Outlook for 2009 New England Patriots

Christopher HuntemannContributor IMay 8, 2009

ORCHARD PARK, NY - DECEMBER 28:  Head coach Bill Belichick of the New England Patriots walks toward the field before the game against the Buffalo Bills on December 28, 2008 at Ralph Wilson Stadium in Orchard Park, New York. (Photo by Rick Stewart/Getty Images)

For being referred to as the NFL’s latest dynasty, the unfortunate truth is that the New England Patriots have not won a Super Bowl since 2005.

They captivated the sports world in 2007 with their historic march to perfection and seemed poised to become the first team since the 1972 Miami Dolphins to finish the season with a nice goose egg in the loss column, had it not been for a certain team from New York with a certain quarterback with a certain famous last name.

But despite all that and despite Tom Brady’s catastrophic knee injury that cost him the entire 2008 season and opened the door for Matt Cassel to make himself a nice chunk of change, the Patriots are once again among the favorites to hoist the Lombardi Trophy at the end of this upcoming season.

Although this might lead me to be excommunicated from the Brotherhood of New England Patriots Fans Worldwide, I do not see a Super Bowl trophy in this team’s immediate future. Don’t get me wrong; I would love nothing more than to see Brady, Belichick and company get ring No. 4 and Brady cement his legacy as one of the greatest quarterbacks of all-time.

I do expect the Patriots to make a return to the playoffs, but an aging defense and a shaky offensive line will probably continue to make that fourth championship an elusive one for Team Hoodie.

But I could be wrong. I am a lot of things, but a fortuneteller is not one of them. If the Patriots want to return to the Promised Land and finish the job this time, the offensive line has to play better than it did in Super Bowl XLII and during last season.

The New York Giants’ pass rush and the inability of the New England offensive line to slow it down denied New England perfection in 2007. The offensive line’s continued struggles in 2008 led Cassel to take way more sacks than he should have and forced him to scramble around in ways that made him into a poor man’s Donovan McNabb.

For a unit that prided itself on keeping Brady upright for the longest time, the reputation of the New England offensive line has taken a hit recently. The continued reliance on aging veterans like Richard Seymour and Tedy Bruschi may also prove a hindrance also.

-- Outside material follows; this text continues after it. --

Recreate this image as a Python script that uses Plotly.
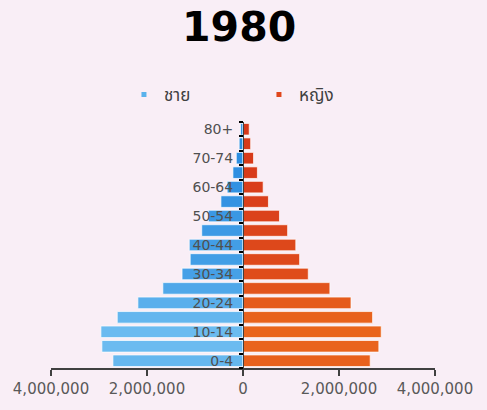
import plotly.graph_objects as go

# Thailand population by five-year age group, 1980
age_groups = ["0-4", "5-9", "10-14", "15-19", "20-24", "25-29", "30-34", "35-39",
              "40-44", "45-49", "50-54", "55-59", "60-64", "65-69", "70-74", "75-79", "80+"]
male = [2710000, 2940000, 2960000, 2620000, 2190000, 1670000, 1270000, 1100000,
        1120000, 860000, 720000, 460000, 330000, 210000, 140000, 80000, 50000]
female = [2650000, 2830000, 2880000, 2700000, 2250000, 1810000, 1360000, 1180000,
          1100000, 930000, 760000, 530000, 420000, 300000, 220000, 160000, 130000]

x_tick_values = [-4000000, -2000000, 0, 2000000, 4000000]
x_tick_labels = ["4,000,000", "2,000,000", "0", "2,000,000", "4,000,000"]

male_name = "ชาย"
female_name = "หญิง"
title_text = "1980"

positions = list(range(len(age_groups)))
label_font = "DejaVu Sans, Noto Sans Thai, Loma, sans-serif"
ink = "#404040"
bg = "#f9eef6"

fig = go.Figure()

# male bars extend to the left of the centre axis
fig.add_trace(go.Bar(
    y=positions, x=[-v for v in male], orientation="h",
    name=male_name, showlegend=False,
    marker=dict(color=male, colorscale=[[0, "#2a8ce0"], [1, "#6cbcf0"]],
                cmin=0, cmax=3000000,
                line=dict(color="rgba(255,255,255,0.7)", width=1)),
    customdata=[[a, f"{v:,}"] for a, v in zip(age_groups, male)],
    hovertemplate="%{customdata[0]}: %{customdata[1]}<extra>" + male_name + "</extra>",
))
# female bars extend to the right
fig.add_trace(go.Bar(
    y=positions, x=female, orientation="h",
    name=female_name, showlegend=False,
    marker=dict(color=female, colorscale=[[0, "#d6361a"], [1, "#ea671d"]],
                cmin=0, cmax=3000000,
                line=dict(color="rgba(255,255,255,0.7)", width=1)),
    customdata=[[a, f"{v:,}"] for a, v in zip(age_groups, female)],
    hovertemplate="%{customdata[0]}: %{customdata[1]}<extra>" + female_name + "</extra>",
))

# small square legend keys
for nm, col in [(male_name, "#5ab2ec"), (female_name, "#e0461b")]:
    fig.add_trace(go.Scatter(
        x=[None], y=[None], mode="markers", name=nm,
        marker=dict(symbol="square", size=5, color=col),
    ))

fig.update_layout(
    width=487, height=410,
    margin=dict(l=51, r=52, t=122, b=36),
    paper_bgcolor=bg, plot_bgcolor=bg,
    barmode="overlay", bargap=0.2,
    title=dict(text="<b>" + title_text + "</b>", x=0.49, xanchor="center",
               xref="paper", y=0.935, yanchor="middle", yref="container",
               font=dict(family="DejaVu Sans, sans-serif", size=41, color="#000000")),
    legend=dict(orientation="h", x=0.19, xanchor="left", y=1.11, yanchor="middle",
                font=dict(family=label_font, size=17, color=ink),
                entrywidth=90, entrywidthmode="pixels",
                bgcolor="rgba(0,0,0,0)", itemclick=False),
    xaxis=dict(range=[-4000000, 4000000], tickvals=x_tick_values, ticktext=x_tick_labels,
               showline=True, linecolor=ink, linewidth=1.5, ticks="outside", ticklen=6,
               tickcolor=ink, tickwidth=1.5, showgrid=False, zeroline=False,
               tickfont=dict(family=label_font, size=15, color="#595959")),
    yaxis=dict(range=[-0.5, len(age_groups) - 0.5], anchor="free", position=0.5,
               tickvals=positions[::2], ticktext=age_groups[::2], ticks="",
               ticklabelstandoff=7,
               showline=True, linecolor=ink, linewidth=1, showgrid=False, zeroline=False,
               tickfont=dict(family=label_font, size=14, color="#505050"),
               minor=dict(tick0=0.5, dtick=1, ticks="outside", ticklen=4,
                          tickcolor="#000000", tickwidth=1.5, showgrid=False)),
)

fig.write_html("out.html")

Although Belichick started retooling his defense by drafting players like Patrick Chung and Darius Butler, the time will come where he will have to bid a fond farewell to players like Seymour and Bruschi, much like he did with Mike Vrabel after trading the linebacker and Cassel to Kansas City. As much as players like Seymour and Bruschi embody what it means to be a New England Patriot, the unfortunate truth is that they are not the players they once were.

If Seymour, Bruschi and other key Patriot veterans somehow find the Fountain of Youth and if Brady shows he is fully and completely recovered from his knee injury, then there is a good chance the Patriots will lift that silver football for the fourth time. But for now the road to Super Bowl XLIV goes through Pittsburgh, a place the Patriots know all too well.